En el Fondo Antiguo de la biblioteca del Instituto Dominicano de Investigaciones Históricas se resguarda un ejemplar de dicha obra, fechado en 1587. El tratado, escrito en latín, consta de tres partes. La primera ofrece una reflexión teológica sobre la fe católica; la segunda analiza la llamada “herética pravedad”, es decir, las distintas herejías que debían perseguir los inquisidores, desde el judaísmo hasta prácticas como la blasfemia, los sortilegios y la invocación de demonios. La tercera parte funciona como un manual práctico para el ejercicio del oficio inquisitorial. La obra también incluye un compendio de cartas apostólicas emitidas por varios papas, desde Inocencio III hasta Martín V, relacionadas con el funcionamiento del Santo Oficio, además de comentarios de Francisco Peña, doctor en Sagrada Teología y Derecho canónico y civil. La obra se dedicó al papa Gregorio XIII y se imprimió en Roma por Georgio Ferrari.

El autor de la obra, Nicolás Eymeric, era originario de Gerona, Cataluña, e ingresó a la Orden de Predicadores hacia 1334, y alcanzó posteriormente el grado de maestro en Sagrada Teología. En 1358 fue nombrado Inquisidor General de Aragón, lo que le brindó una vasta experiencia que se hace patente a lo largo de las páginas de su obra. Eymeric expuso minuciosamente la manera de desarrollar una causa de fe y todas sus implicaciones, desde su formación, la presentación de testigos, el interrogatorio, la tortura del reo, los castigos pertinentes y los diferentes modos de culminar el proceso.

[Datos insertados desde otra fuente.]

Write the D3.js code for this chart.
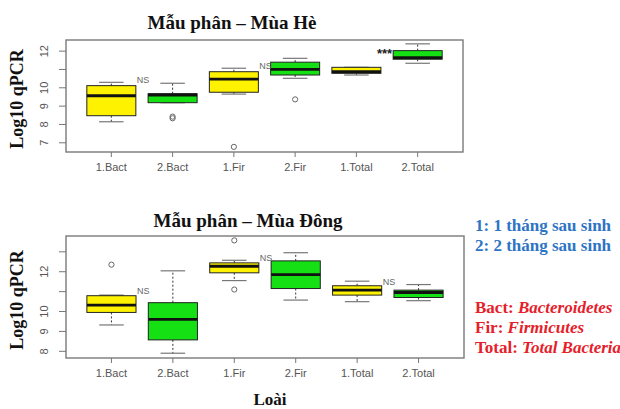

Uno de los principales aportes de este tratado fue la clasificación de diversos delitos relacionados con lo mágico, como la hechicería, la adivinación o la astrología. Según el fraile dominico, estos fenómenos eran manifestaciones de la influencia del diablo, por lo que llegó a definir dos clases de seguidores de Satanás. Los primeros son los que le tributan culto de latría, ofreciéndole sacrificios, arrodillándose ante él, cantándole himnos y rindiéndole culto mediante diversos ritos, como guardar la castidad o el ayuno en su honor. Los segundos se ciñen al culto de la dulía o hiperdulía, mezclando nombres de demonios con los de santos en las letanías y rogándoles que sean sus intercesores. Los últimos son los que realizan invocaciones a través del dibujo de figuras o de otras ceremonias, y las palabras utilizadas en la veneración son determinantes. Quienes se valen de imperativos como «te mando, te apremio, te requiero» para lograr sus objetivos no son herejes explícitamente, sin embargo, los que dicen «te suplico, te pido, te ruego» son herejes manifiestos, porque estas fórmulas suponen una adoración implícita.

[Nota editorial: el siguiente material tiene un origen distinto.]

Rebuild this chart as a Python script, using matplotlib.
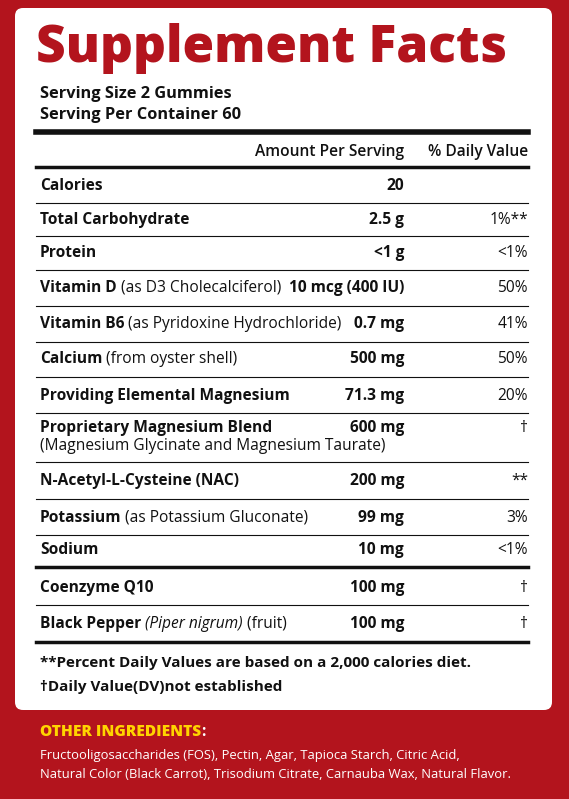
import matplotlib
matplotlib.use("Agg")
import matplotlib.pyplot as plt
from matplotlib.patches import FancyBboxPatch

RED = "#b3141d"
FONT = ["Open Sans", "DejaVu Sans"]
INK = "#111"

title = "Supplement Facts"
serving = ["Serving Size 2 Gummies", "Serving Per Container 60"]
header = ["Amount Per Serving", "% Daily Value"]
names_bold = ["Calories", "Total Carbohydrate", "Protein", "Vitamin D", "Vitamin B6", "Calcium",
              "Providing Elemental Magnesium", "Proprietary Magnesium Blend", "N-Acetyl-L-Cysteine (NAC)",
              "Potassium", "Sodium", "Coenzyme Q10", "Black Pepper"]
names_extra = ["", "", "", " (as D3 Cholecalciferol)", " (as Pyridoxine Hydrochloride)", " (from oyster shell)",
               "", "\n(Magnesium Glycinate and Magnesium Taurate)", "", " (as Potassium Gluconate)", "", "",
               " (Piper nigrum) (fruit)"]
amounts = ["20", "2.5 g", "<1 g", "10 mcg (400 IU)", "0.7 mg", "500 mg", "71.3 mg", "600 mg", "200 mg",
           "99 mg", "10 mg", "100 mg", "100 mg"]
dvs = ["", "1%**", "<1%", "50%", "41%", "50%", "20%", "†", "**", "3%", "<1%", "†", "†"]
footnotes = ["**Percent Daily Values are based on a 2,000 calories diet.", "†Daily Value(DV)not established"]
other_title = "OTHER INGREDIENTS"
other_text = ["Fructooligosaccharides (FOS), Pectin, Agar, Tapioca Starch, Citric Acid,",
              "Natural Color (Black Carrot), Trisodium Citrate, Carnauba Wax, Natural Flavor."]

# layout (pixels)
row_y = [186, 220, 253, 288, 324, 359, 396, 428, 481, 518, 550, 588, 624]
line_y = [203, 236, 270, 306, 342, 377, 413, 462, 499, 535, 567, 605, 642]
line_w = [0.8] * 10 + [2.5, 0.8, 2.5]

fig = plt.figure(figsize=(5.69, 7.99), dpi=100, facecolor=RED)
ax = fig.add_axes([0, 0, 1, 1])
ax.set_xlim(0, 569); ax.set_ylim(799, 0); ax.axis("off")
ax.add_patch(FancyBboxPatch((15, 8), 537, 702, boxstyle="round,pad=0,rounding_size=8",
                            fc="white", ec="none"))
fs = 11.2
ax.text(36, 48, title, color=RED, fontsize=37, fontweight="heavy", family=FONT, va="center")
for i, s in enumerate(serving):
    ax.text(40, 94 + 21 * i, s, fontsize=11.8, fontweight="bold", family=FONT, va="center", color=INK)
ax.plot([36, 528], [132, 132], color=INK, lw=4)
ax.text(404, 152, header[0], fontsize=fs, fontweight="semibold", family=FONT, va="center", ha="right", color=INK)
ax.text(528, 152, header[1], fontsize=fs, fontweight="semibold", family=FONT, va="center", ha="right", color=INK)
ax.plot([36, 528], [167, 167], color=INK, lw=2.5)

fig.canvas.draw()
r = fig.canvas.get_renderer()
for i in range(len(names_bold)):
    y = row_y[i]
    t = ax.text(40, y, names_bold[i], fontsize=fs, fontweight="bold", family=FONT, va="center", color=INK)
    ex = names_extra[i]
    if ex.startswith("\n"):
        ax.text(40, y + 18, ex.strip(), fontsize=fs, family=FONT, va="center", color=INK)
    elif ex:
        bb = t.get_window_extent(r)
        x1 = ax.transData.inverted().transform((bb.x1, 0))[0]
        if "Piper" in ex:
            t2 = ax.text(x1, y, " (Piper nigrum)", fontsize=fs, family=FONT, va="center", style="italic", color=INK)
            bb2 = t2.get_window_extent(r)
            x1 = ax.transData.inverted().transform((bb2.x1, 0))[0]
            ex = " (fruit)"
        ax.text(x1, y, ex, fontsize=fs, family=FONT, va="center", color=INK)
    ax.text(404, y, amounts[i], fontsize=fs, fontweight="bold", family=FONT, va="center", ha="right", color=INK)
    ax.text(528, y, dvs[i], fontsize=fs, family=FONT, va="center", ha="right", color=INK)
    ax.plot([36, 528], [line_y[i]] * 2, color=INK, lw=line_w[i])

for i, s in enumerate(footnotes):
    ax.text(40, 663 + 24 * i, s, fontsize=11, fontweight="bold", family=FONT, va="center", color=INK)
t = ax.text(40, 732, other_title, fontsize=11.2, fontweight="heavy", family=FONT, va="center", color="#ffd400")
bb = t.get_window_extent(r)
ax.text(ax.transData.inverted().transform((bb.x1, 0))[0], 732, ":", fontsize=11.2, fontweight="bold",
        family=FONT, va="center", color="white")
for i, s in enumerate(other_text):
    ax.text(40, 756 + 19 * i, s, fontsize=9.4, family=FONT, va="center", color="white")
fig.savefig("out.png", dpi=100, facecolor=RED)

La importancia de este tratado radica en su esfuerzo de sistematizar la labor inquisitorial, convirtiéndose en una obra de referencia que influyó en otras posteriores, como el famoso Malleus Maleficarum, escrito por los frailes dominicos Heinrich Kramer y Jacob Sprenger a fines del siglo XV. Más allá de su valor jurídico y doctrinal, esta obra constituye un testimonio histórico que nos permite conocer la mentalidad de la época, en donde existía una visión del mundo marcada por la lucha entre el bien y el mal, y la búsqueda de la salvación espiritual.
Fuentes consultadas
Torres Puga, G. (2019). Historia mínima de la Inquisición. El Colegio de México.